In March we wrote that the European Commission (the “Commission”) had published its study on the application of the Interchange Fee Regulation (Regulation 2015/751 on interchange fees for card-based payment transactions, the “IFR”). This study was designed to inform the Commission’s views for its report on the impact of the IFR, which the Commission is required to deliver to the European Parliament and Council of the European Union by Article 17 of the IFR.
The Commission has now published its report, which builds upon the March 2020 study and takes into account feedback and input from various stakeholders such as card schemes, retailers and payment service providers.
The report arrives at the same conclusion as the study in that the IFR has achieved its major objectives: namely, that interchange fees for consumer cards have declined and this decline has been reflected in reduced merchants’ charges for card payments, resulting in benefits to consumers either directly (in the form of lower consumer prices) or indirectly (in the form of improved services to consumers). In the Commission’s words, the IFR has a “significant, positive impact on consumers” on the basis that c. 66% - 72% of cost decreases in the longer run are passed through from merchants to consumers.
However, the report also recommends reinforced data gathering and enhanced monitoring to support continued robust enforcement of the IFR (such as assessment of the circumvention of interchange fee caps, and renewal of acquiring contracts for smaller merchants), as well as areas where more time is required to ascertain the full effects of the IFR (such as whether lower interchange fees should be applied or a maximum fee per transaction combined with a percentage cap). As a result of this, the report is not accompanied by any proposed legislative framework for revisions to the IFR.
The key findings from the report are as follows:
- the IFR has achieved its major objectives in reducing interchange fees, with merchants saving in the region of EUR 1.2bn per annum, part of which is passed through to consumers directly or indirectly;
- the reduction in the interchange fee does lead to reductions in merchant service charges, albeit the report does acknowledge the limited bargaining power of smaller merchants and the inability of such merchants to switch acquirers;
- the available evidence does not confirm a causal link between decrease in interchange fee and higher scheme fees. Although the report acknowledges that scheme fees have increased to a limited extent, these increases may be explained by other factors and recommends further data gathering and market monitoring; and
- there is no evidence of a causal link between the IFR and trends in banking or cardholder fees, or in loyalty programmes or in substituting consumer cards with commercial cards; and
- the IFR has increased price transparency as regards the merchant service charge in that a majority of merchants are sticking to the default option of unblended fees.

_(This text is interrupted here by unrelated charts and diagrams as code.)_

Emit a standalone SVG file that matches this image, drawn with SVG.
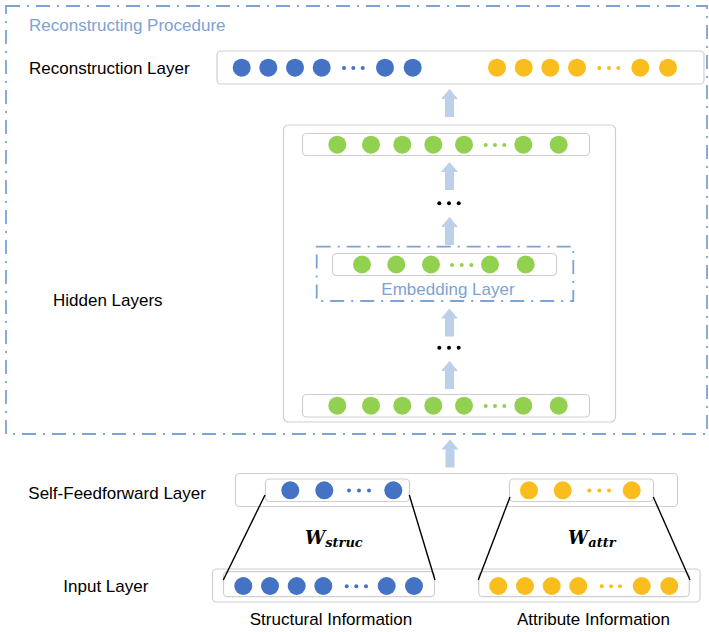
<svg xmlns="http://www.w3.org/2000/svg" width="709" height="632" viewBox="0 0 709 632">
<style>
.lbl{font-family:"Liberation Sans",Arial,sans-serif;font-size:17px;fill:#000}
.blue-t{fill:#7DA2D4}
.box{fill:#fff;stroke:#CFCFCF;stroke-width:1.2}
.dash{fill:none;stroke:#7DA2D4;stroke-width:1.8;stroke-dasharray:14 7 2 7}
.b{fill:#4472C4}
.y{fill:#F9BE1E}
.g{fill:#92D050}
.k{fill:#000}
.arr{fill:#BCD0EA}
.ln{stroke:#000;stroke-width:1.4;fill:none}
.w{font-family:"DejaVu Serif","Liberation Serif",serif;font-weight:bold;font-style:italic;fill:#000}
</style>
<defs>
<path id="arrow" d="M-8.5,10 L0,0 L8.5,10 L4.5,10 L4.5,28 L-4.5,28 L-4.5,10 Z"/>
</defs>

<g id="reconstructing-procedure">
<rect class="dash" x="6" y="6" width="701" height="428"/>
<text class="lbl blue-t" x="29" y="31">Reconstructing Procedure</text>
</g>

<g id="reconstruction-layer">
<text class="lbl" x="29" y="74">Reconstruction Layer</text>
<rect class="box" x="217" y="51" width="487" height="33" rx="4"/>
<circle class="b" cx="241.7" cy="67.7" r="9"/><circle class="b" cx="268.3" cy="67.7" r="9"/><circle class="b" cx="295" cy="67.7" r="9"/><circle class="b" cx="321.7" cy="67.7" r="9"/>
<circle class="b" cx="344" cy="68" r="2"/><circle class="b" cx="353.3" cy="68" r="2"/><circle class="b" cx="362.7" cy="68" r="2"/>
<circle class="b" cx="385" cy="67.7" r="9"/><circle class="b" cx="412.7" cy="67.7" r="9"/>
<circle class="y" cx="497" cy="67.7" r="9"/><circle class="y" cx="523.7" cy="67.7" r="9"/><circle class="y" cx="550.3" cy="67.7" r="9"/><circle class="y" cx="577" cy="67.7" r="9"/>
<circle class="y" cx="599.3" cy="68" r="2"/><circle class="y" cx="609" cy="68" r="2"/><circle class="y" cx="618.3" cy="68" r="2"/>
<circle class="y" cx="640.3" cy="67.7" r="9"/><circle class="y" cx="668" cy="67.7" r="9"/>
</g>

<g id="hidden-layers">
<text class="lbl" x="53" y="306">Hidden Layers</text>
<rect class="box" x="283.5" y="125" width="332" height="297" rx="5"/>
</g>

<g id="hidden-top">
<rect class="box" x="302.5" y="133.5" width="287" height="22" rx="4"/>
<circle class="g" cx="337.3" cy="144.7" r="9"/><circle class="g" cx="371" cy="144.7" r="9"/><circle class="g" cx="402.3" cy="144.7" r="9"/><circle class="g" cx="433.3" cy="144.7" r="9"/><circle class="g" cx="464" cy="144.7" r="9"/>
<circle class="g" cx="485.7" cy="145" r="2"/><circle class="g" cx="495" cy="145" r="2"/><circle class="g" cx="504.3" cy="145" r="2"/>
<circle class="g" cx="523.3" cy="144.7" r="9"/><circle class="g" cx="558.7" cy="144.7" r="9"/>
</g>

<g id="embedding-layer">
<rect class="dash" x="316.7" y="246.7" width="256.6" height="54.3"/>
<rect class="box" x="332.5" y="253.5" width="224" height="22" rx="4"/>
<circle class="g" cx="362" cy="264.5" r="9"/><circle class="g" cx="396.3" cy="264.5" r="9"/><circle class="g" cx="431" cy="264.5" r="9"/>
<circle class="g" cx="452" cy="265" r="2"/><circle class="g" cx="461.7" cy="265" r="2"/><circle class="g" cx="471.3" cy="265" r="2"/>
<circle class="g" cx="490" cy="264.5" r="9"/><circle class="g" cx="525.7" cy="264.5" r="9"/>
<text class="lbl blue-t" x="448" y="295" text-anchor="middle">Embedding Layer</text>
</g>

<g id="hidden-bottom">
<rect class="box" x="302.5" y="394.5" width="287" height="22.5" rx="4"/>
<circle class="g" cx="337.3" cy="405.7" r="9"/><circle class="g" cx="371" cy="405.7" r="9"/><circle class="g" cx="402.3" cy="405.7" r="9"/><circle class="g" cx="433.3" cy="405.7" r="9"/><circle class="g" cx="464" cy="405.7" r="9"/>
<circle class="g" cx="485.7" cy="406" r="2"/><circle class="g" cx="495" cy="406" r="2"/><circle class="g" cx="504.3" cy="406" r="2"/>
<circle class="g" cx="523.3" cy="405.7" r="9"/><circle class="g" cx="558.7" cy="405.7" r="9"/>
</g>

<g id="ellipses">
<circle class="k" cx="439.3" cy="203.3" r="2"/><circle class="k" cx="449" cy="203.3" r="2"/><circle class="k" cx="458.7" cy="203.3" r="2"/>
<circle class="k" cx="439.3" cy="347.7" r="2"/><circle class="k" cx="449" cy="347.7" r="2"/><circle class="k" cx="458.7" cy="347.7" r="2"/>
</g>

<g id="self-feedforward-layer">
<text class="lbl" x="28.3" y="498.5">Self-Feedforward Layer</text>
<rect class="box" x="235.5" y="473.5" width="442" height="33" rx="4"/>
<rect class="box" x="265.5" y="479" width="144" height="22.5" rx="4"/>
<circle class="b" cx="290.3" cy="490.3" r="9"/><circle class="b" cx="324.3" cy="490.3" r="9"/>
<circle class="b" cx="349" cy="490.5" r="2"/><circle class="b" cx="359" cy="490.5" r="2"/><circle class="b" cx="369" cy="490.5" r="2"/>
<circle class="b" cx="393.3" cy="490.3" r="9"/>
<rect class="box" x="509.5" y="479" width="144" height="22.5" rx="4"/>
<circle class="y" cx="529" cy="490.3" r="9"/><circle class="y" cx="562.7" cy="490.3" r="9"/>
<circle class="y" cx="589.3" cy="490.5" r="2"/><circle class="y" cx="599.3" cy="490.5" r="2"/><circle class="y" cx="609" cy="490.5" r="2"/>
<circle class="y" cx="631.7" cy="490.3" r="9"/>
</g>

<g id="input-layer">
<text class="lbl" x="63.3" y="591.7">Input Layer</text>
<rect class="box" x="212.5" y="569" width="487.5" height="33" rx="4"/>
<rect class="box" x="223.5" y="571.7" width="211" height="25" rx="4"/>
<circle class="b" cx="243.3" cy="586" r="9"/><circle class="b" cx="270" cy="586" r="9"/><circle class="b" cx="296.7" cy="586" r="9"/><circle class="b" cx="323.3" cy="586" r="9"/>
<circle class="b" cx="346.7" cy="586.3" r="2"/><circle class="b" cx="356.3" cy="586.3" r="2"/><circle class="b" cx="366" cy="586.3" r="2"/>
<circle class="b" cx="386.7" cy="586" r="9"/><circle class="b" cx="414" cy="586" r="9"/>
<rect class="box" x="478.7" y="571.7" width="210.5" height="25" rx="4"/>
<circle class="y" cx="498.3" cy="586" r="9"/><circle class="y" cx="525" cy="586" r="9"/><circle class="y" cx="551.7" cy="586" r="9"/><circle class="y" cx="578.3" cy="586" r="9"/>
<circle class="y" cx="601.7" cy="586.3" r="2"/><circle class="y" cx="611" cy="586.3" r="2"/><circle class="y" cx="620" cy="586.3" r="2"/>
<circle class="y" cx="641.7" cy="586" r="9"/><circle class="y" cx="669.3" cy="586" r="9"/>
<text class="lbl" x="331" y="625" text-anchor="middle">Structural Information</text>
<text class="lbl" x="593.5" y="625" text-anchor="middle">Attribute Information</text>
</g>

<g id="connectors">
<use href="#arrow" class="arr" x="449.5" y="89"/>
<use href="#arrow" class="arr" x="449.5" y="162"/>
<use href="#arrow" class="arr" x="449.5" y="217"/>
<use href="#arrow" class="arr" x="449.5" y="308.5"/>
<use href="#arrow" class="arr" x="449.5" y="361"/>
<use href="#arrow" class="arr" x="450" y="439.5"/>
<line class="ln" x1="265" y1="495" x2="223.3" y2="580"/>
<line class="ln" x1="409.3" y1="495" x2="435" y2="580"/>
<line class="ln" x1="510" y1="497" x2="478.3" y2="580"/>
<line class="ln" x1="653.3" y1="497" x2="690" y2="580"/>
<text class="w" x="305" y="543.5" font-size="18">W<tspan font-size="13" dy="3.5">struc</tspan></text>
<text class="w" x="568" y="543.5" font-size="18">W<tspan font-size="13" dy="3.5">attr</tspan></text>
</g>
</svg>
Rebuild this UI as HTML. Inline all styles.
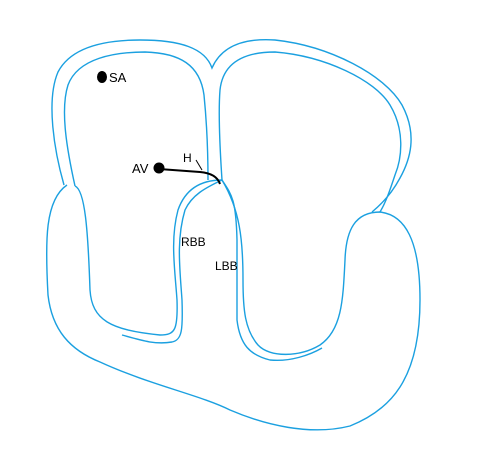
<!DOCTYPE html>
<html><head><meta charset="utf-8"><style>
html,body{margin:0;padding:0;background:#fff;}
svg{display:block}
text{font-family:"Liberation Sans",sans-serif;fill:#000}
</style></head><body>
<svg width="479" height="459" viewBox="0 0 479 459">
<g fill="none" stroke="#1ba0e0" stroke-width="1.4">
<path d="M64,185 C54,150 46,100 58,72 C72,45 110,40 140,40 C180,40 205,48 212,68 C222,45 245,38 275,40 C330,46 385,75 402,105 C418,135 410,160 400,178 C392,193 383,203 372,212"/>
<path d="M75,186 C67,150 60,110 68,85 C78,58 115,52 145,52 C180,53 200,65 204,95 C207,125 208,160 208,180"/>
<path d="M222,180 C220,150 218,115 220,90 C223,62 245,52 275,52 C325,56 375,80 390,105 C405,130 402,158 395,175 C390,190 386,202 380,212"/>
<path d="M67,185 C45,200 45,240 48,295 C52,330 70,350 100,362 C150,385 200,395 230,410 C265,425 310,436 350,426 C390,410 420,380 420,300 C420,240 405,215 380,212 C355,212 346,230 345,260 C343,300 342,330 320,345 C300,357 270,358 258,345 C245,330 243,310 243,280 C243,240 240,210 222,180"/>
<path d="M222,180 C232,195 236,200 237,240 L237,320 C240,345 250,355 270,360 C290,362 310,355 322,348"/>
<path d="M75,186 C85,190 88,230 90,290 C92,320 110,330 160,335 C175,335 178,330 177,300 C175,270 170,240 178,210 C185,190 200,180 222,180"/>
<path d="M122,335 C140,340 155,345 172,342 C182,340 183,330 182,300 C180,270 176,240 185,210 C192,195 205,188 222,180"/>
</g>
<path d="M159,169 L200,172 C212,173 218,178 220,184" fill="none" stroke="#000" stroke-width="2"/>
<line x1="196" y1="160" x2="202" y2="170" stroke="#000" stroke-width="1"/>
<ellipse cx="102" cy="77" rx="5" ry="6" fill="#000"/>
<circle cx="159" cy="168" r="5.5" fill="#000"/>
<text x="109" y="82" font-size="13">SA</text>
<text x="132" y="173" font-size="13">AV</text>
<text x="183" y="162" font-size="12">H</text>
<text x="181" y="246" font-size="12">RBB</text>
<text x="215" y="270" font-size="12">LBB</text>
</svg>
</body></html>
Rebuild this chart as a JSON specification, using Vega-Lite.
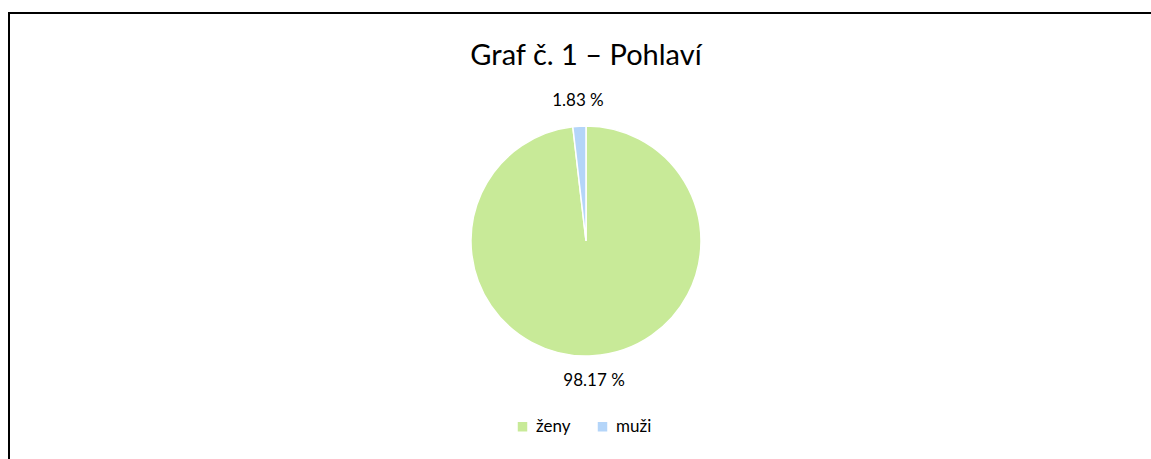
{
  "$schema": "https://vega.github.io/schema/vega-lite/v6.json",
  "width": 1151,
  "height": 459,
  "autosize": {"type": "fit", "contains": "padding"},
  "padding": {"left": 9, "top": 13, "right": -12, "bottom": -10},
  "background": "white",
  "view": {"stroke": "#000000", "strokeWidth": 2, "fill": "white"},
  "config": {
    "font": "Lato"
  },
  "title": {
    "text": "Graf č. 1 – Pohlaví",
    "font": "Lato",
    "fontSize": 29,
    "fontWeight": "normal",
    "color": "#000000",
    "anchor": "middle",
    "offset": -58
  },
  "data": {
    "values": [
      {"pohlavi": "ženy", "podil": 98.17, "label": "98.17 %", "ord": 1},
      {"pohlavi": "muži", "podil": 1.83, "label": "1.83 %", "ord": 2}
    ]
  },
  "encoding": {
    "theta": {"field": "podil", "type": "quantitative", "stack": true},
    "order": {"field": "ord", "type": "quantitative"}
  },
  "layer": [
    {
      "mark": {"type": "arc", "outerRadius": 115, "stroke": "#ffffff", "strokeWidth": 1.5},
      "encoding": {
        "color": {
          "field": "pohlavi",
          "type": "nominal",
          "scale": {"domain": ["ženy", "muži"], "range": ["#C8EA98", "#B4D5F9"]},
          "legend": {
            "title": null,
            "orient": "none",
            "direction": "horizontal",
            "legendX": 505,
            "legendY": 405,
            "symbolType": "square",
            "symbolSize": 90,
            "symbolStrokeWidth": 0,
            "labelFont": "Lato",
            "labelFontSize": 17,
            "labelColor": "#000000",
            "columnPadding": 23,
            "labelOffset": 5
          }
        }
      }
    },
    {
      "mark": {"type": "text", "radius": 140, "font": "Lato", "fontSize": 17, "color": "#000000"},
      "encoding": {
        "text": {"field": "label", "type": "nominal"}
      }
    }
  ]
}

The report concludes that “robust enforcement by national competent authorities is without prejudice to a possible review of the IFR, on the basis of further monitoring and data gathering”, potentially leaving the door open for future reform in light of the lack of any proposed legislative changes alongside this report. As a follow-up to the report the Commission is also planning a public hearing with stakeholders on 7 December 2020; more information on this will follow on the Commission’s competition website.